RECORDED INFORMATION:
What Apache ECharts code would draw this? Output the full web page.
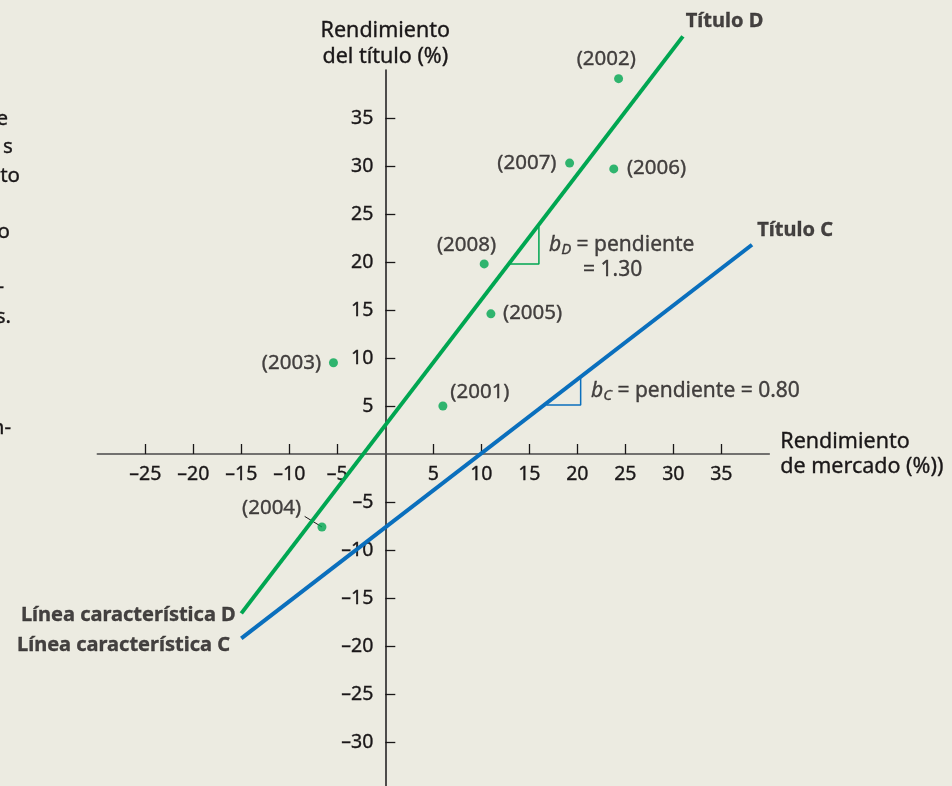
<!DOCTYPE html>
<html><head><meta charset="utf-8">
<script src="https://cdn.jsdelivr.net/npm/echarts@6/dist/echarts.min.js"></script>
<style>html,body{margin:0;padding:0;background:#ecebe1;} #c{width:952px;height:786px;}</style>
</head><body><div id="c"></div>
<script>
// ---- data ----
const years = ['(2001)','(2002)','(2003)','(2004)','(2005)','(2006)','(2007)','(2008)'];
const marketReturn = [6.0, 24.3, -5.4, -6.6, 11.0, 23.8, 19.2, 10.3];
const securityDReturn = [5.0, 39.1, 9.5, -7.6, 14.6, 29.7, 30.3, 19.8];
const lineDX = [-15, 31];
const lineDY = [-16.6, 43.5];
const lineCX = [-15, 38.2];
const lineCY = [-19.2, 21.8];
const triDX = [13.0, 16.0, 16.0];
const triDY = [19.8, 19.8, 23.7];
const triCX = [16.8, 20.35, 20.35];
const triCY = [5.1, 5.1, 7.9];
const leaderX = [-8.4, -6.6];
const leaderY = [-6.5, -7.6];
const xTicks = [-25,-20,-15,-10,-5,5,10,15,20,25,30,35];
const yTicks = [-30,-25,-20,-15,-10,-5,5,10,15,20,25,30,35];
const annTexts = ['Título D','Título C','Línea característica D','Línea característica C','{i|b}{s|D}{t| = pendiente}','= 1.30','{i|b}{s|C}{t| = pendiente = 0.80}'];
const annX = [31.3, 38.75, -15.58, -16.18, 17.05, 20.6, 21.43];
const annY = [45.1, 23.33, -16.84, -19.97, 21.77, 19.17, 6.59];
const pageFragments = ['e','s','to','o','-','s.','n-'];

// ---- styling (kept apart from data) ----
const FONT = '"Noto Sans", "Open Sans", sans-serif';
const INK = '#1a1718';
const GREEN = '#00a651';
const BLUE = '#0a6fbd';
const yearLabelOffset = [[37,-13.5],[-12.3,-19],[-42,0],[-50.3,-18.7],[41.7,-0.7],[42.7,-0.7],[-42.7,0],[-17.7,-19]];
const annAlign = ['left','left','right','right','left','left','left'];
const annBold = [true,true,true,true,false,false,false];
const fragRight = [8,12.7,20,10,4,11,11];
const fragY = [119,147,175.7,231.7,286.7,316.7,428.3];

const zip = (a,b) => a.map((v,i)=>[v,b[i]]);
const fmt = v => v < 0 ? '\u2013' + Math.abs(v) : String(v);

const GRID = {left:97.3, top:70, width:672, height:720};
const X0 = 30/70*GRID.width;          // pixel distance from grid left to x=0
const Y0 = 35/75*GRID.height;         // pixel distance from grid bottom to y=0
const thick = {textBorderColor:INK, textBorderWidth:0.35};

const chart = echarts.init(document.getElementById('c'), null, {renderer:'canvas'});
const richSub = {
  i:Object.assign({fontStyle:'italic', fontSize:21, fontFamily:FONT, color:INK, lineHeight:24, verticalAlign:'middle'}, thick),
  s:Object.assign({fontStyle:'italic', fontSize:15, fontFamily:FONT, color:INK, lineHeight:12, verticalAlign:'bottom'}, thick),
  t:Object.assign({fontSize:21, fontFamily:FONT, color:INK, lineHeight:24, verticalAlign:'middle'}, thick)
};
chart.setOption({
  backgroundColor:'#ecebe1',
  animation:false,
  grid:Object.assign({outerBoundsMode:'none', containLabel:false}, GRID),
  xAxis:{type:'value', min:-30, max:40, interval:5, position:'bottom', offset:-Y0,
    axisLine:{onZero:false, lineStyle:{color:'#4a4a4a', width:1.5}},
    axisTick:{inside:true, length:10, customValues:xTicks, lineStyle:{color:INK, width:1.3}},
    axisLabel:Object.assign({customValues:xTicks, formatter:fmt, color:INK, fontSize:19.5, fontFamily:FONT, margin:10}, thick),
    splitLine:{show:false},
    name:'Rendimiento\nde mercado (%))', nameLocation:'end', nameGap:11,
    nameTextStyle:Object.assign({color:INK, fontSize:21.5, fontFamily:FONT, lineHeight:25, align:'left', verticalAlign:'middle', padding:[13,0,0,0]}, thick)
  },
  yAxis:{type:'value', min:-35, max:40, interval:5, position:'left', offset:-X0,
    axisLine:{onZero:false, lineStyle:{color:INK, width:1.5}},
    axisTick:{inside:true, length:10, customValues:yTicks, lineStyle:{color:INK, width:1.3}},
    axisLabel:Object.assign({customValues:yTicks, formatter:fmt, color:INK, fontSize:19.5, fontFamily:FONT, margin:12}, thick),
    splitLine:{show:false},
    name:'Rendimiento\ndel título (%)', nameLocation:'end', nameGap:0,
    nameTextStyle:Object.assign({color:INK, fontSize:21.5, fontFamily:FONT, lineHeight:26, align:'center'}, thick)
  },
  series:[
    {type:'line', data:zip(lineDX,lineDY), symbol:'none', clip:false, lineStyle:{color:GREEN, width:4}, z:3},
    {type:'line', data:zip(lineCX,lineCY), symbol:'none', clip:false, lineStyle:{color:BLUE, width:4}, z:3},
    {type:'line', data:zip(triDX,triDY), symbol:'none', clip:false, lineStyle:{color:GREEN, width:1.5}, z:2},
    {type:'line', data:zip(triCX,triCY), symbol:'none', clip:false, lineStyle:{color:BLUE, width:1.5}, z:2},
    {type:'line', data:zip(leaderX,leaderY), symbol:'none', clip:false, lineStyle:{color:INK, width:1}, z:2},
    {type:'scatter', clip:false, symbolSize:9, itemStyle:{color:GREEN}, z:4,
      data: marketReturn.map((x,i)=>({value:[x, securityDReturn[i]], name:years[i],
        label:Object.assign({show:true, position:'inside', offset:yearLabelOffset[i], formatter:'{b}', color:INK, fontSize:20.5, fontFamily:FONT}, thick)}))
    },
    {type:'scatter', clip:false, symbolSize:0, silent:true, z:5,
      data: annX.map((x,i)=>({value:[x, annY[i]],
        label:Object.assign({show:true, position:'inside', align:annAlign[i], verticalAlign:'middle', formatter:annTexts[i],
          color:INK, fontSize: annBold[i]?20:21, fontWeight: annBold[i]?'bold':'normal', fontFamily:FONT, rich:richSub}, thick)}))
    }
  ],
  graphic: pageFragments.map((t,i)=>({type:'text', x:fragRight[i], y:fragY[i],
    style:{text:t, align:'right', verticalAlign:'middle', fill:INK, stroke:INK, lineWidth:0.35, font:'20.5px ' + FONT}}))
});
</script></body></html>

SHORT EXERCISE: Write out the whole listing again, exactly, with no pictures.

RESPONSE TO THIS EXERCISE:
What Apache ECharts code would draw this? Output the full web page.
<!DOCTYPE html>
<html><head><meta charset="utf-8">
<script src="https://cdn.jsdelivr.net/npm/echarts@6/dist/echarts.min.js"></script>
<style>html,body{margin:0;padding:0;background:#ecebe1;} #c{width:952px;height:786px;}</style>
</head><body><div id="c"></div>
<script>
// ---- data ----
const years = ['(2001)','(2002)','(2003)','(2004)','(2005)','(2006)','(2007)','(2008)'];
const marketReturn = [6.0, 24.3, -5.4, -6.6, 11.0, 23.8, 19.2, 10.3];
const securityDReturn = [5.0, 39.1, 9.5, -7.6, 14.6, 29.7, 30.3, 19.8];
const lineDX = [-15, 31];
const lineDY = [-16.6, 43.5];
const lineCX = [-15, 38.2];
const lineCY = [-19.2, 21.8];
const triDX = [13.0, 16.0, 16.0];
const triDY = [19.8, 19.8, 23.7];
const triCX = [16.8, 20.35, 20.35];
const triCY = [5.1, 5.1, 7.9];
const leaderX = [-8.4, -6.6];
const leaderY = [-6.5, -7.6];
const xTicks = [-25,-20,-15,-10,-5,5,10,15,20,25,30,35];
const yTicks = [-30,-25,-20,-15,-10,-5,5,10,15,20,25,30,35];
const annTexts = ['Título D','Título C','Línea característica D','Línea característica C','{i|b}{s|D}{t| = pendiente}','= 1.30','{i|b}{s|C}{t| = pendiente = 0.80}'];
const annX = [31.3, 38.75, -15.58, -16.18, 17.05, 20.6, 21.43];
const annY = [45.1, 23.33, -16.84, -19.97, 21.77, 19.17, 6.59];
const pageFragments = ['e','s','to','o','-','s.','n-'];

// ---- styling (kept apart from data) ----
const FONT = '"Noto Sans", "Open Sans", sans-serif';
const INK = '#1a1718';
const GREEN = '#00a651';
const BLUE = '#0a6fbd';
const yearLabelOffset = [[37,-13.5],[-12.3,-19],[-42,0],[-50.3,-18.7],[41.7,-0.7],[42.7,-0.7],[-42.7,0],[-17.7,-19]];
const annAlign = ['left','left','right','right','left','left','left'];
const annBold = [true,true,true,true,false,false,false];
const fragRight = [8,12.7,20,10,4,11,11];
const fragY = [119,147,175.7,231.7,286.7,316.7,428.3];

const zip = (a,b) => a.map((v,i)=>[v,b[i]]);
const fmt = v => v < 0 ? '\u2013' + Math.abs(v) : String(v);

const GRID = {left:97.3, top:70, width:672, height:720};
const X0 = 30/70*GRID.width;          // pixel distance from grid left to x=0
const Y0 = 35/75*GRID.height;         // pixel distance from grid bottom to y=0
const thick = {textBorderColor:INK, textBorderWidth:0.35};

const chart = echarts.init(document.getElementById('c'), null, {renderer:'canvas'});
const richSub = {
  i:Object.assign({fontStyle:'italic', fontSize:21, fontFamily:FONT, color:INK, lineHeight:24, verticalAlign:'middle'}, thick),
  s:Object.assign({fontStyle:'italic', fontSize:15, fontFamily:FONT, color:INK, lineHeight:12, verticalAlign:'bottom'}, thick),
  t:Object.assign({fontSize:21, fontFamily:FONT, color:INK, lineHeight:24, verticalAlign:'middle'}, thick)
};
chart.setOption({
  backgroundColor:'#ecebe1',
  animation:false,
  grid:Object.assign({outerBoundsMode:'none', containLabel:false}, GRID),
  xAxis:{type:'value', min:-30, max:40, interval:5, position:'bottom', offset:-Y0,
    axisLine:{onZero:false, lineStyle:{color:'#4a4a4a', width:1.5}},
    axisTick:{inside:true, length:10, customValues:xTicks, lineStyle:{color:INK, width:1.3}},
    axisLabel:Object.assign({customValues:xTicks, formatter:fmt, color:INK, fontSize:19.5, fontFamily:FONT, margin:10}, thick),
    splitLine:{show:false},
    name:'Rendimiento\nde mercado (%))', nameLocation:'end', nameGap:11,
    nameTextStyle:Object.assign({color:INK, fontSize:21.5, fontFamily:FONT, lineHeight:25, align:'left', verticalAlign:'middle', padding:[13,0,0,0]}, thick)
  },
  yAxis:{type:'value', min:-35, max:40, interval:5, position:'left', offset:-X0,
    axisLine:{onZero:false, lineStyle:{color:INK, width:1.5}},
    axisTick:{inside:true, length:10, customValues:yTicks, lineStyle:{color:INK, width:1.3}},
    axisLabel:Object.assign({customValues:yTicks, formatter:fmt, color:INK, fontSize:19.5, fontFamily:FONT, margin:12}, thick),
    splitLine:{show:false},
    name:'Rendimiento\ndel título (%)', nameLocation:'end', nameGap:0,
    nameTextStyle:Object.assign({color:INK, fontSize:21.5, fontFamily:FONT, lineHeight:26, align:'center'}, thick)
  },
  series:[
    {type:'line', data:zip(lineDX,lineDY), symbol:'none', clip:false, lineStyle:{color:GREEN, width:4}, z:3},
    {type:'line', data:zip(lineCX,lineCY), symbol:'none', clip:false, lineStyle:{color:BLUE, width:4}, z:3},
    {type:'line', data:zip(triDX,triDY), symbol:'none', clip:false, lineStyle:{color:GREEN, width:1.5}, z:2},
    {type:'line', data:zip(triCX,triCY), symbol:'none', clip:false, lineStyle:{color:BLUE, width:1.5}, z:2},
    {type:'line', data:zip(leaderX,leaderY), symbol:'none', clip:false, lineStyle:{color:INK, width:1}, z:2},
    {type:'scatter', clip:false, symbolSize:9, itemStyle:{color:GREEN}, z:4,
      data: marketReturn.map((x,i)=>({value:[x, securityDReturn[i]], name:years[i],
        label:Object.assign({show:true, position:'inside', offset:yearLabelOffset[i], formatter:'{b}', color:INK, fontSize:20.5, fontFamily:FONT}, thick)}))
    },
    {type:'scatter', clip:false, symbolSize:0, silent:true, z:5,
      data: annX.map((x,i)=>({value:[x, annY[i]],
        label:Object.assign({show:true, position:'inside', align:annAlign[i], verticalAlign:'middle', formatter:annTexts[i],
          color:INK, fontSize: annBold[i]?20:21, fontWeight: annBold[i]?'bold':'normal', fontFamily:FONT, rich:richSub}, thick)}))
    }
  ],
  graphic: pageFragments.map((t,i)=>({type:'text', x:fragRight[i], y:fragY[i],
    style:{text:t, align:'right', verticalAlign:'middle', fill:INK, stroke:INK, lineWidth:0.35, font:'20.5px ' + FONT}}))
});
</script></body></html>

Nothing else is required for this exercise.